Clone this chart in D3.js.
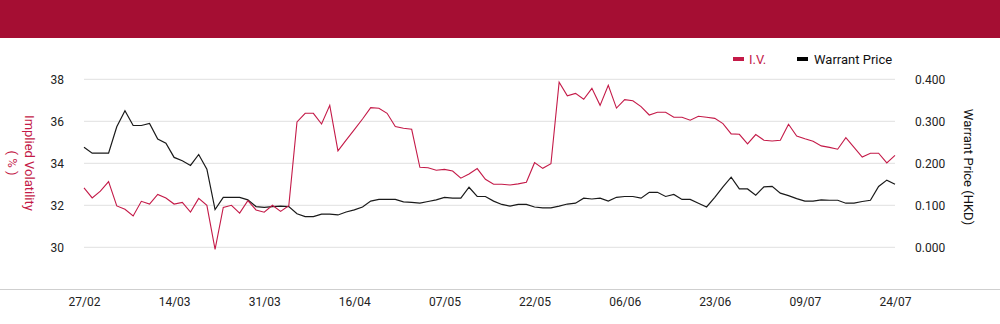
<!DOCTYPE html>
<meta charset="utf-8">
<script src="https://d3js.org/d3.v7.min.js"></script>
<style>
  body { margin: 0; background: #fff; }
  text { font-family: Roboto, "Open Sans", sans-serif; }
</style>
<div id="my_dataviz"></div>
<script>
// Trading days (categories)
var dates = ["27/02","28/02","03/03","04/03","05/03","06/03","07/03","10/03","11/03","12/03",
  "13/03","14/03","17/03","18/03","19/03","20/03","21/03","24/03","25/03","26/03",
  "27/03","28/03","31/03","01/04","02/04","03/04","07/04","08/04","09/04","10/04",
  "11/04","14/04","15/04","16/04","17/04","22/04","23/04","24/04","25/04","28/04",
  "29/04","30/04","02/05","06/05","07/05","08/05","09/05","12/05","13/05","14/05",
  "15/05","16/05","19/05","20/05","21/05","22/05","23/05","26/05","27/05","28/05",
  "29/05","30/05","02/06","03/06","04/06","05/06","06/06","09/06","10/06","11/06",
  "12/06","13/06","16/06","17/06","18/06","19/06","20/06","23/06","24/06","25/06",
  "26/06","27/06","30/06","02/07","03/07","04/07","07/07","08/07","09/07","10/07",
  "11/07","14/07","15/07","16/07","17/07","18/07","21/07","22/07","23/07","24/07"];

// Implied volatility (%)
var iv = [32.83,32.35,32.67,33.13,31.97,31.81,31.49,32.19,32.06,32.52,
  32.35,32.06,32.14,31.68,32.33,32.00,29.90,31.90,32.00,31.63,
  32.22,31.78,31.67,32.00,31.71,31.98,35.97,36.38,36.38,35.87,
  36.76,34.59,35.10,35.60,36.11,36.65,36.62,36.38,35.75,35.67,
  35.62,33.81,33.79,33.67,33.71,33.63,33.29,33.49,33.75,33.24,
  33.00,33.00,32.97,33.02,33.10,34.03,33.76,33.98,37.86,37.21,
  37.33,37.05,37.57,36.76,37.71,36.63,37.03,36.98,36.70,36.30,
  36.43,36.43,36.19,36.19,36.05,36.24,36.19,36.14,35.89,35.40,
  35.38,34.92,35.37,35.10,35.06,35.10,35.86,35.30,35.17,35.05,
  34.83,34.76,34.67,35.22,34.76,34.30,34.48,34.48,34.02,34.38];

// Warrant price (HKD)
var price = [0.238,0.224,0.224,0.224,0.287,0.325,0.290,0.290,0.295,0.258,
  0.248,0.214,0.206,0.195,0.221,0.186,0.090,0.119,0.119,0.119,
  0.113,0.097,0.095,0.097,0.098,0.097,0.080,0.073,0.073,0.079,
  0.079,0.077,0.084,0.089,0.096,0.110,0.114,0.114,0.114,0.108,
  0.107,0.105,0.109,0.113,0.119,0.117,0.117,0.143,0.121,0.121,
  0.110,0.102,0.098,0.102,0.102,0.096,0.094,0.094,0.098,0.103,
  0.105,0.117,0.115,0.117,0.110,0.119,0.121,0.121,0.117,0.131,
  0.131,0.121,0.126,0.114,0.114,0.105,0.096,0.119,0.144,0.167,
  0.139,0.139,0.124,0.144,0.145,0.129,0.123,0.116,0.110,0.110,
  0.113,0.112,0.112,0.105,0.105,0.109,0.112,0.145,0.160,0.150];

var ivTicks = [30, 32, 34, 36, 38];
var priceTicks = [0, 0.1, 0.2, 0.3, 0.4];
var xLabels = dates.filter(function(d, i) { return i % 11 === 0; });

var W = 1000, H = 324;
var red = "#c41a48", dark = "#1a1a1a";

var svg = d3.select("#my_dataviz").append("svg")
  .attr("width", W).attr("height", H);

// header band
svg.append("rect").attr("x", 0).attr("y", 0).attr("width", W).attr("height", 38)
  .attr("fill", "#a50e33");

var x = d3.scalePoint().domain(dates).range([84, 895]);
var yL = d3.scaleLinear().domain([30, 38]).range([247.3, 79.3]);
var yR = d3.scaleLinear().domain([0, 0.4]).range([247.3, 79.3]);

// gridlines
svg.append("g").selectAll("line").data(ivTicks).enter().append("line")
  .attr("x1", 84).attr("x2", 895)
  .attr("y1", function(d) { return yL(d); }).attr("y2", function(d) { return yL(d); })
  .attr("stroke", "#e0e0e0").attr("stroke-width", 1);

// bottom rule
svg.append("line").attr("x1", 0).attr("x2", W).attr("y1", 289.5).attr("y2", 289.5)
  .attr("stroke", "#cfcfcf");

// left axis
var left = svg.append("g").attr("transform", "translate(64,0)")
  .call(d3.axisLeft(yL).tickValues(ivTicks).tickSize(0).tickPadding(0));
left.select(".domain").remove();
left.selectAll("text").attr("font-size", 12).attr("fill", "#222")
  .attr("font-family", "Roboto, sans-serif");

// right axis
var right = svg.append("g").attr("transform", "translate(915,0)")
  .call(d3.axisRight(yR).tickValues(priceTicks).tickSize(0).tickPadding(0)
    .tickFormat(d3.format(".3f")));
right.select(".domain").remove();
right.selectAll("text").attr("font-size", 12).attr("fill", "#222")
  .attr("font-family", "Roboto, sans-serif");

// x axis labels
var bottom = svg.append("g").attr("transform", "translate(0,297)")
  .call(d3.axisBottom(x).tickValues(xLabels).tickSize(0).tickPadding(0));
bottom.select(".domain").remove();
bottom.selectAll("text").attr("font-size", 12).attr("fill", "#222")
  .attr("font-family", "Roboto, sans-serif");

// axis titles
var lt = svg.append("text").attr("transform", "translate(25,163) rotate(90)")
  .attr("text-anchor", "middle").attr("fill", red).attr("font-size", 13);
lt.append("tspan").attr("x", 0).attr("dy", 0).text("Implied Volatility");
lt.append("tspan").attr("x", 0).attr("dy", 17).text("( % )");

svg.append("text").attr("transform", "translate(964,167) rotate(90)")
  .attr("text-anchor", "middle").attr("fill", "#111").attr("font-size", 13)
  .text("Warrant Price (HKD)");

// lines
var ivLine = d3.line().x(function(d, i) { return x(dates[i]); }).y(function(d) { return yL(d); });
var pLine = d3.line().x(function(d, i) { return x(dates[i]); }).y(function(d) { return yR(d); });

svg.append("path").datum(price).attr("d", pLine)
  .attr("fill", "none").attr("stroke", dark).attr("stroke-width", 1.2);
svg.append("path").datum(iv).attr("d", ivLine)
  .attr("fill", "none").attr("stroke", red).attr("stroke-width", 1.1);

// legend
var legend = svg.append("g");
legend.append("rect").attr("x", 733).attr("y", 57).attr("width", 11).attr("height", 4).attr("fill", red);
legend.append("text").attr("x", 749).attr("y", 63.5).attr("fill", red).attr("font-size", 13)
  .attr("font-family", "'Liberation Serif', serif").text("I.V.");
legend.append("rect").attr("x", 797).attr("y", 57).attr("width", 11).attr("height", 4).attr("fill", "#000");
legend.append("text").attr("x", 814).attr("y", 63.5).attr("fill", "#111").attr("font-size", 13)
  .text("Warrant Price");
</script>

### WHAT YOU SHOULD DO
Except for the pictures, print the data above exactly.

### FULL RESPONSE
Clone this chart in D3.js.
<!DOCTYPE html>
<meta charset="utf-8">
<script src="https://d3js.org/d3.v7.min.js"></script>
<style>
  body { margin: 0; background: #fff; }
  text { font-family: Roboto, "Open Sans", sans-serif; }
</style>
<div id="my_dataviz"></div>
<script>
// Trading days (categories)
var dates = ["27/02","28/02","03/03","04/03","05/03","06/03","07/03","10/03","11/03","12/03",
  "13/03","14/03","17/03","18/03","19/03","20/03","21/03","24/03","25/03","26/03",
  "27/03","28/03","31/03","01/04","02/04","03/04","07/04","08/04","09/04","10/04",
  "11/04","14/04","15/04","16/04","17/04","22/04","23/04","24/04","25/04","28/04",
  "29/04","30/04","02/05","06/05","07/05","08/05","09/05","12/05","13/05","14/05",
  "15/05","16/05","19/05","20/05","21/05","22/05","23/05","26/05","27/05","28/05",
  "29/05","30/05","02/06","03/06","04/06","05/06","06/06","09/06","10/06","11/06",
  "12/06","13/06","16/06","17/06","18/06","19/06","20/06","23/06","24/06","25/06",
  "26/06","27/06","30/06","02/07","03/07","04/07","07/07","08/07","09/07","10/07",
  "11/07","14/07","15/07","16/07","17/07","18/07","21/07","22/07","23/07","24/07"];

// Implied volatility (%)
var iv = [32.83,32.35,32.67,33.13,31.97,31.81,31.49,32.19,32.06,32.52,
  32.35,32.06,32.14,31.68,32.33,32.00,29.90,31.90,32.00,31.63,
  32.22,31.78,31.67,32.00,31.71,31.98,35.97,36.38,36.38,35.87,
  36.76,34.59,35.10,35.60,36.11,36.65,36.62,36.38,35.75,35.67,
  35.62,33.81,33.79,33.67,33.71,33.63,33.29,33.49,33.75,33.24,
  33.00,33.00,32.97,33.02,33.10,34.03,33.76,33.98,37.86,37.21,
  37.33,37.05,37.57,36.76,37.71,36.63,37.03,36.98,36.70,36.30,
  36.43,36.43,36.19,36.19,36.05,36.24,36.19,36.14,35.89,35.40,
  35.38,34.92,35.37,35.10,35.06,35.10,35.86,35.30,35.17,35.05,
  34.83,34.76,34.67,35.22,34.76,34.30,34.48,34.48,34.02,34.38];

// Warrant price (HKD)
var price = [0.238,0.224,0.224,0.224,0.287,0.325,0.290,0.290,0.295,0.258,
  0.248,0.214,0.206,0.195,0.221,0.186,0.090,0.119,0.119,0.119,
  0.113,0.097,0.095,0.097,0.098,0.097,0.080,0.073,0.073,0.079,
  0.079,0.077,0.084,0.089,0.096,0.110,0.114,0.114,0.114,0.108,
  0.107,0.105,0.109,0.113,0.119,0.117,0.117,0.143,0.121,0.121,
  0.110,0.102,0.098,0.102,0.102,0.096,0.094,0.094,0.098,0.103,
  0.105,0.117,0.115,0.117,0.110,0.119,0.121,0.121,0.117,0.131,
  0.131,0.121,0.126,0.114,0.114,0.105,0.096,0.119,0.144,0.167,
  0.139,0.139,0.124,0.144,0.145,0.129,0.123,0.116,0.110,0.110,
  0.113,0.112,0.112,0.105,0.105,0.109,0.112,0.145,0.160,0.150];

var ivTicks = [30, 32, 34, 36, 38];
var priceTicks = [0, 0.1, 0.2, 0.3, 0.4];
var xLabels = dates.filter(function(d, i) { return i % 11 === 0; });

var W = 1000, H = 324;
var red = "#c41a48", dark = "#1a1a1a";

var svg = d3.select("#my_dataviz").append("svg")
  .attr("width", W).attr("height", H);

// header band
svg.append("rect").attr("x", 0).attr("y", 0).attr("width", W).attr("height", 38)
  .attr("fill", "#a50e33");

var x = d3.scalePoint().domain(dates).range([84, 895]);
var yL = d3.scaleLinear().domain([30, 38]).range([247.3, 79.3]);
var yR = d3.scaleLinear().domain([0, 0.4]).range([247.3, 79.3]);

// gridlines
svg.append("g").selectAll("line").data(ivTicks).enter().append("line")
  .attr("x1", 84).attr("x2", 895)
  .attr("y1", function(d) { return yL(d); }).attr("y2", function(d) { return yL(d); })
  .attr("stroke", "#e0e0e0").attr("stroke-width", 1);

// bottom rule
svg.append("line").attr("x1", 0).attr("x2", W).attr("y1", 289.5).attr("y2", 289.5)
  .attr("stroke", "#cfcfcf");

// left axis
var left = svg.append("g").attr("transform", "translate(64,0)")
  .call(d3.axisLeft(yL).tickValues(ivTicks).tickSize(0).tickPadding(0));
left.select(".domain").remove();
left.selectAll("text").attr("font-size", 12).attr("fill", "#222")
  .attr("font-family", "Roboto, sans-serif");

// right axis
var right = svg.append("g").attr("transform", "translate(915,0)")
  .call(d3.axisRight(yR).tickValues(priceTicks).tickSize(0).tickPadding(0)
    .tickFormat(d3.format(".3f")));
right.select(".domain").remove();
right.selectAll("text").attr("font-size", 12).attr("fill", "#222")
  .attr("font-family", "Roboto, sans-serif");

// x axis labels
var bottom = svg.append("g").attr("transform", "translate(0,297)")
  .call(d3.axisBottom(x).tickValues(xLabels).tickSize(0).tickPadding(0));
bottom.select(".domain").remove();
bottom.selectAll("text").attr("font-size", 12).attr("fill", "#222")
  .attr("font-family", "Roboto, sans-serif");

// axis titles
var lt = svg.append("text").attr("transform", "translate(25,163) rotate(90)")
  .attr("text-anchor", "middle").attr("fill", red).attr("font-size", 13);
lt.append("tspan").attr("x", 0).attr("dy", 0).text("Implied Volatility");
lt.append("tspan").attr("x", 0).attr("dy", 17).text("( % )");

svg.append("text").attr("transform", "translate(964,167) rotate(90)")
  .attr("text-anchor", "middle").attr("fill", "#111").attr("font-size", 13)
  .text("Warrant Price (HKD)");

// lines
var ivLine = d3.line().x(function(d, i) { return x(dates[i]); }).y(function(d) { return yL(d); });
var pLine = d3.line().x(function(d, i) { return x(dates[i]); }).y(function(d) { return yR(d); });

svg.append("path").datum(price).attr("d", pLine)
  .attr("fill", "none").attr("stroke", dark).attr("stroke-width", 1.2);
svg.append("path").datum(iv).attr("d", ivLine)
  .attr("fill", "none").attr("stroke", red).attr("stroke-width", 1.1);

// legend
var legend = svg.append("g");
legend.append("rect").attr("x", 733).attr("y", 57).attr("width", 11).attr("height", 4).attr("fill", red);
legend.append("text").attr("x", 749).attr("y", 63.5).attr("fill", red).attr("font-size", 13)
  .attr("font-family", "'Liberation Serif', serif").text("I.V.");
legend.append("rect").attr("x", 797).attr("y", 57).attr("width", 11).attr("height", 4).attr("fill", "#000");
legend.append("text").attr("x", 814).attr("y", 63.5).attr("fill", "#111").attr("font-size", 13)
  .text("Warrant Price");
</script>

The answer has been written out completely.